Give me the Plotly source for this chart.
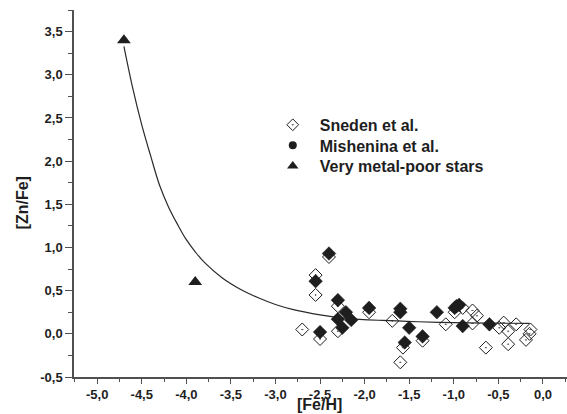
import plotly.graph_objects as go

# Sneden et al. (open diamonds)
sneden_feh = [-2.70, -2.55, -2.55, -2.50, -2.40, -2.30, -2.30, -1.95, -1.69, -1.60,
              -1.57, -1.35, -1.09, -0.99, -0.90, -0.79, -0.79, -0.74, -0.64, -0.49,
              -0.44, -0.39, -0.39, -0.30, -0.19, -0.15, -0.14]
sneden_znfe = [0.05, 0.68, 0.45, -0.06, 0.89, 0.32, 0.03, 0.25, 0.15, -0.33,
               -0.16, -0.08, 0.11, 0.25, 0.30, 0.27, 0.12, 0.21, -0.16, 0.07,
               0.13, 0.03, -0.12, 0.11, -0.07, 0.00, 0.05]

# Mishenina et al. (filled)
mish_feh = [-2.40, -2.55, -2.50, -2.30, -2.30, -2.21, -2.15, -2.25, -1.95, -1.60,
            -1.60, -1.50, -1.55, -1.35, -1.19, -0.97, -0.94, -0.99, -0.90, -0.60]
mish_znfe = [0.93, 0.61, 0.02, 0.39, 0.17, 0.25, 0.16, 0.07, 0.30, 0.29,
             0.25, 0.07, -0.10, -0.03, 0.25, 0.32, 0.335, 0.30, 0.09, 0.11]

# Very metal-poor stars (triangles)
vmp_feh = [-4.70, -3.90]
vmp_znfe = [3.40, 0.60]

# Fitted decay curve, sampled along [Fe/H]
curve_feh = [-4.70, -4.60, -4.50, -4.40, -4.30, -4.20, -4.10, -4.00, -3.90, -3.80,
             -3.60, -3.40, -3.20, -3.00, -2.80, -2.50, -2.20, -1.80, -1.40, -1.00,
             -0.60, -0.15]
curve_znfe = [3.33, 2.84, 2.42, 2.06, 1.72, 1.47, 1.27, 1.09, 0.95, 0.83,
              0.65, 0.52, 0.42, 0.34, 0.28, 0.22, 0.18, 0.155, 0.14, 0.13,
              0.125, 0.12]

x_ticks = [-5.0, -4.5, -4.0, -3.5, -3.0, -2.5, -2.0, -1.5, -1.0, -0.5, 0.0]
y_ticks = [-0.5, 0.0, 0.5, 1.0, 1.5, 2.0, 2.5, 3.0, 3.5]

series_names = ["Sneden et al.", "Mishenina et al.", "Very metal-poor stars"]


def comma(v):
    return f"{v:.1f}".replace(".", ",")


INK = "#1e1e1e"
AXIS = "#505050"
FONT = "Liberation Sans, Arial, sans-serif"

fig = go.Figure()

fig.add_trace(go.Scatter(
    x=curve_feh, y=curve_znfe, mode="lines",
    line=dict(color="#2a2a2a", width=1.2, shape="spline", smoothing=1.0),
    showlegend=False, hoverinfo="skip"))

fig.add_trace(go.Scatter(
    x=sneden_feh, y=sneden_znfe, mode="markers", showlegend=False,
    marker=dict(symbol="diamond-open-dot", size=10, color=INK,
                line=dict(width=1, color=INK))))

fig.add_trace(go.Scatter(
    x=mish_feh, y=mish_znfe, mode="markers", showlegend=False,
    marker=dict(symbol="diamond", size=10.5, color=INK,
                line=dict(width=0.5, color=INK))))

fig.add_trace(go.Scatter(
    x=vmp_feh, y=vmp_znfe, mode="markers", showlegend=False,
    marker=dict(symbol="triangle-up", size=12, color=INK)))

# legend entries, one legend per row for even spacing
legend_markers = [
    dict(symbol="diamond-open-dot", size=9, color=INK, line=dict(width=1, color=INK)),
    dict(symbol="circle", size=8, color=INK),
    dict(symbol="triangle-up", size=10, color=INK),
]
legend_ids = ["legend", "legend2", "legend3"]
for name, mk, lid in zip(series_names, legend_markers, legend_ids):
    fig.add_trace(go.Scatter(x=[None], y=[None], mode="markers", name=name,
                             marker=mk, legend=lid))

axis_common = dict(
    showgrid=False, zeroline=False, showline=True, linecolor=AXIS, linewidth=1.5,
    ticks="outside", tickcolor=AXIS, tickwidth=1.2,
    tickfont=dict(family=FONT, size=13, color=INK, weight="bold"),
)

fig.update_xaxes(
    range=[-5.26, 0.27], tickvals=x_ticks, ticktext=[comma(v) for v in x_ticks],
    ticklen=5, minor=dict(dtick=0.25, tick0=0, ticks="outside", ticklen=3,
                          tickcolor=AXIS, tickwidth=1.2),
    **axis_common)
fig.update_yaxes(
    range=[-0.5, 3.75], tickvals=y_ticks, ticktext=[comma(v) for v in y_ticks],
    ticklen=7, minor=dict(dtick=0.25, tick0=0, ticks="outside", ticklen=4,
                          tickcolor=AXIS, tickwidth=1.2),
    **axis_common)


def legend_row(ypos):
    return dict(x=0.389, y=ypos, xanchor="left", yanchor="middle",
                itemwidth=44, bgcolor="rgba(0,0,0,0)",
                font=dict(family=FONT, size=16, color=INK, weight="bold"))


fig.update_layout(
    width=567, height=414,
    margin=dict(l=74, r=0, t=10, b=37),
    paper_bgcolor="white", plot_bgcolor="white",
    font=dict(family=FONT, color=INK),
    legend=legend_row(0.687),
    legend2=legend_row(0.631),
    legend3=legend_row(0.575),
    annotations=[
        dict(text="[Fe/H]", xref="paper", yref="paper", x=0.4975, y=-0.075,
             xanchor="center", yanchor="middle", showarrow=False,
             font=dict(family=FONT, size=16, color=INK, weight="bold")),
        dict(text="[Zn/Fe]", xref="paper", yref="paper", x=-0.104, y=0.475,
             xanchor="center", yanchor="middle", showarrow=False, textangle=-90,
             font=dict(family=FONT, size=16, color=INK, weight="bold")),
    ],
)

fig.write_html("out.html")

------

§ **Goal**:
Leave out the pictures, then repeat the listing above exactly from its first line to the line with "import plotly.graph_objects as go", inclusive.

§ **In response**:
Give me the Plotly source for this chart.
import plotly.graph_objects as go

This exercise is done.